Shane has always been easy because he rarely forgot where he put things. He followed the letter of the law, so he always knew what he was doing, where he was doing it, how he was going to finish it, when (especially WHEN) he was going to do it, and what he was going to do after that – and how, etc.
Lately, though, he is losing, destroying and forgetting everything. More than once in the past week, I’ve honestly wondered if ADHD is contagious, or if maybe Shane just wants some attention for the same attention-grabbing things Dylan does.
Shane has a folder that he brings home from school every day. He’s been bringing home this folder since he was in kindergarten, forgetting it maybe three times in four years. In the past few weeks, though, he’s forgotten the folder three times – each time, completely befuddled as to how that could have happened.
His glasses went missing one day last week. He took them off while on the trampoline – which, coincidentally, was completely covered in leaves. He went out into the cold with a flashlight, praying earnestly the entire time, and actually located his $400 glasses IN THE LEAF PILE.
Things seem to just fall out of his hand, as if he were never actually holding them. I’ve watched him pick up a toy, play with it, then plop it down in the middle of the room and scurry off to get another toy. Mere minutes later, there are 600 toys on the floor, and he’s not playing with any of them – but he’s used them all. He never, ever puts anything away.
This weekend, we went through his stuff, so as to rearrange some furniture in his bedroom. He was stunned to find that he had as many recyclable papers (TRASH) as he did treasures, which he wants to keep forever and ever.
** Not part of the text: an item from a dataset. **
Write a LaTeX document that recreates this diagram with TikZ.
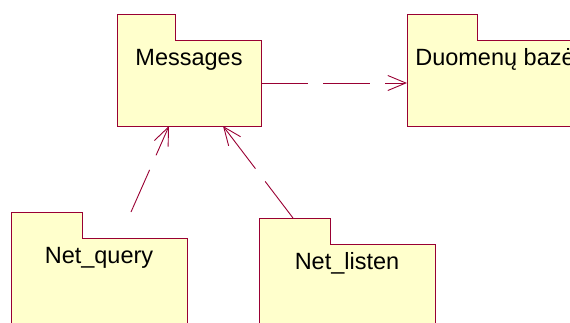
\documentclass[tikz,border=0pt]{standalone}
\usepackage{fontspec}
\setmainfont{Liberation Sans}
\usetikzlibrary{arrows.meta}
\definecolor{pkgline}{RGB}{153,0,51}
\definecolor{pkgfill}{RGB}{255,255,204}
\begin{document}
\begin{tikzpicture}[x=1pt,y=-1pt,
  pkgbody/.style={fill=pkgfill, inner sep=0pt, outer sep=0pt, anchor=north west},
  pkgoutline/.style={draw=pkgline, fill=pkgfill, line width=0.9pt},
  pkglabel/.style={anchor=base, inner sep=0pt, font=\fontsize{23.5}{28}\selectfont},
  dep/.style={draw=pkgline, line width=0.9pt, dash pattern=on 47pt off 15pt,
    -{Straight Barb[length=18pt,width=15pt]}}]
\useasboundingbox (0,0) rectangle (570,322);
\clip (0,0) rectangle (570,322);

% package body nodes (fill only); the folder outline is drawn on top
\node[pkgbody, minimum width=144pt, minimum height=86pt] (msg) at (117,40) {};
\node[pkgbody, minimum width=176pt, minimum height=86pt] (db) at (407,40) {};
\node[pkgbody, minimum width=176pt, minimum height=110pt] (nq) at (11,238) {};
\node[pkgbody, minimum width=176pt, minimum height=110pt] (nl) at (259,244) {};

% folder outlines: tab + body as one path
\path[pkgoutline] (msg.south west) -- ++(0,-112) -- ++(58,0) -- ++(0,26)
  -| (msg.south east) -- cycle;
\path[pkgoutline] (db.south west) -- ++(0,-112) -- ++(70,0) -- ++(0,26)
  -| (db.south east) -- cycle;
\path[pkgoutline] (nq.south west) -- ++(0,-136) -- ++(71,0) -- ++(0,26)
  -| (nq.south east) -- cycle;
\path[pkgoutline] (nl.south west) -- ++(0,-136) -- ++(71,0) -- ++(0,26)
  -| (nl.south east) -- cycle;

% package names
\node[pkglabel] (msgL) at ([yshift=-25pt]msg.north) {Messages};
\node[pkglabel] (dbL) at ([yshift=-25pt]db.north) {Duomenų bazė};
\node[pkglabel] (nqL) at ([yshift=-25pt]nq.north) {Net\_query};
\node[pkglabel] (nlL) at ([yshift=-25pt]nl.north) {Net\_listen};

% dependency end points
\coordinate (nqOut) at (131,212);
\coordinate (msgInA) at (169,126);
\coordinate (nlOut) at (293,218);
\coordinate (msgInB) at (223,126);

% dependencies
\draw[dep] (msg.east) -- (db.west);
\draw[dep, dash pattern=on 46pt off 16pt] (nqOut) -- (msgInA);
\draw[dep, dash pattern=on 46pt off 16pt on 80pt] (nlOut) -- (msgInB);
\end{tikzpicture}
\end{document}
These treasures were in a crumpled heap in his “treasures” area, and he was also stunned to find four full books that he wrote and hadn’t been able to find anywhere.
I have no idea what to do about this problem. When I put something down, I pay attention to what it is, and where I’m putting it. Shane doesn’t even know he has it in his hands, and then it’s gone. There’s no organization at all.
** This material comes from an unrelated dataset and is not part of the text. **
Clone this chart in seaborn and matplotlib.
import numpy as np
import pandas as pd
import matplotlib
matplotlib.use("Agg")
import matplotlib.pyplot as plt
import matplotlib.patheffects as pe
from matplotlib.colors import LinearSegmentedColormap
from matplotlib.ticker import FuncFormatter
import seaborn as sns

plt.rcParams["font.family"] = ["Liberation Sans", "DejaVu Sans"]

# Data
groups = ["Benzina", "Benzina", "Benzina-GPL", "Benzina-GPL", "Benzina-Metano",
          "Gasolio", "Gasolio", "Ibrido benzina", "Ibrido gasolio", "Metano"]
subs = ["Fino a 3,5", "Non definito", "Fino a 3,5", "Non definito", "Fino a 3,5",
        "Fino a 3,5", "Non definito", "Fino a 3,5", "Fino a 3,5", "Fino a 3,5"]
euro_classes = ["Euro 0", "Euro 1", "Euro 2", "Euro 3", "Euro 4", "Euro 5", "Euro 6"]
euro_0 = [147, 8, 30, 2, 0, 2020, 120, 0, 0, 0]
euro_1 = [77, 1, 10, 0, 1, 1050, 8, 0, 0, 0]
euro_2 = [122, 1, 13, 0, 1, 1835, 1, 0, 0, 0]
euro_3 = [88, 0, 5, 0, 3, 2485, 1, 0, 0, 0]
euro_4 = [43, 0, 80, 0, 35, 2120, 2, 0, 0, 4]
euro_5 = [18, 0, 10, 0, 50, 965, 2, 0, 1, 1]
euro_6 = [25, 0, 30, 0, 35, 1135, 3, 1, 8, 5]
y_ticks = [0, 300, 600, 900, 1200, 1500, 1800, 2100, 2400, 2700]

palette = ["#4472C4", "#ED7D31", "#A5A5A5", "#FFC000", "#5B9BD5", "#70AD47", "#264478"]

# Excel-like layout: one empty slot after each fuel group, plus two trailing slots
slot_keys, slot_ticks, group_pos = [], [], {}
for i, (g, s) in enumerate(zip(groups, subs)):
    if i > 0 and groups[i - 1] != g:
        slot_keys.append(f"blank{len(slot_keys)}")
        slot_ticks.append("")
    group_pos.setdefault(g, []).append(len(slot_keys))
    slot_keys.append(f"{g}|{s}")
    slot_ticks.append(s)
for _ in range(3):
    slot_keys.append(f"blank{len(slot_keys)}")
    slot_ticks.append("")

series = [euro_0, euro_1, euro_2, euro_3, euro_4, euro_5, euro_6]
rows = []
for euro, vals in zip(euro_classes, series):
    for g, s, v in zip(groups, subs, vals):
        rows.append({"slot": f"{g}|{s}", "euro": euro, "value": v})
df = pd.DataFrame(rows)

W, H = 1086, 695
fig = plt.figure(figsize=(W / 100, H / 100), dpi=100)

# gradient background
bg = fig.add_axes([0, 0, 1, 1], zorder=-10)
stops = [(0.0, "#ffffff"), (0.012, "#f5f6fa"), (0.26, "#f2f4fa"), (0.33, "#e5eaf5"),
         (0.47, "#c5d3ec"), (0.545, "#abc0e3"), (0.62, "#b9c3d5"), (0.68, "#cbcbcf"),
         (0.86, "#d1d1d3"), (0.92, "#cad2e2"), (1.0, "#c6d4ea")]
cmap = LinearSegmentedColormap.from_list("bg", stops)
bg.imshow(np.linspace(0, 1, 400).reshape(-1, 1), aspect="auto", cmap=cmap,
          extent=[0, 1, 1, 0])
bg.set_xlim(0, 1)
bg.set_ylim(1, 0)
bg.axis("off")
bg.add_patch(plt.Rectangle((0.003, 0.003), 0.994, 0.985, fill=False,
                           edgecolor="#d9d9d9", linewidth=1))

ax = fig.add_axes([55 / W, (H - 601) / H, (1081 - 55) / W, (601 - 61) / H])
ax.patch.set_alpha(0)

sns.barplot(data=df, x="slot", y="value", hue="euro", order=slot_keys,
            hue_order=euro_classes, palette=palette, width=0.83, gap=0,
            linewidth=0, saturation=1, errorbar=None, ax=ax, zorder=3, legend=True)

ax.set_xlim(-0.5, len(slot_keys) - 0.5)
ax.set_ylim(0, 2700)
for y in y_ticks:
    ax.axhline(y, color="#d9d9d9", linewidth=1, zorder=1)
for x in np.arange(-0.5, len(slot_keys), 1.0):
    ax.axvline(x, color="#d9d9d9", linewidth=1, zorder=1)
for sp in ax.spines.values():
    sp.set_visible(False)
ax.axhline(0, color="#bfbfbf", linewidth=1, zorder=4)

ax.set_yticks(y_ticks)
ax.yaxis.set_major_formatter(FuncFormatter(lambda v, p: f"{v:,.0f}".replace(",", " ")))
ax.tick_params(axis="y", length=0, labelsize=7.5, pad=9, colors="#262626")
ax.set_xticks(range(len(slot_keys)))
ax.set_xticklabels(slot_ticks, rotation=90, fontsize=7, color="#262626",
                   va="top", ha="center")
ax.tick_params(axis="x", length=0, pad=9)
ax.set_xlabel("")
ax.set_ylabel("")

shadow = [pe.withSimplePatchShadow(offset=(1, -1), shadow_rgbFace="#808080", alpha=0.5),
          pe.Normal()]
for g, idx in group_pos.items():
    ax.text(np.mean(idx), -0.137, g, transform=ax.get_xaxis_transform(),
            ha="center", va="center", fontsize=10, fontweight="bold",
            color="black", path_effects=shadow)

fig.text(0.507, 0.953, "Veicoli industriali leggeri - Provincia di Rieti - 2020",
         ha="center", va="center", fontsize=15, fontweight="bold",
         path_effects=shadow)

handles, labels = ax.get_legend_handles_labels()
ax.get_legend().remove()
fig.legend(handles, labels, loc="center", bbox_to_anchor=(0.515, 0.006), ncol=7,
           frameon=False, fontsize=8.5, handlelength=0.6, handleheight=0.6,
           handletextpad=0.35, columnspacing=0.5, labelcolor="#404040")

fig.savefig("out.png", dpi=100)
I remember reading once, long ago, that organization is a skill that needs to be taught. I also remember buying a book about organization for my beloved husband, who has the same amount of organizational ability as a baboon. He never found time to read it. And I never found time to teach him what needs to be taught – not that it should be my job, of course.
Shane, however, is still – possibly – trainable. If only I had a clue how to go about training him. Perhaps I need to read a book on the subject – quickly, before he loses everything he owns.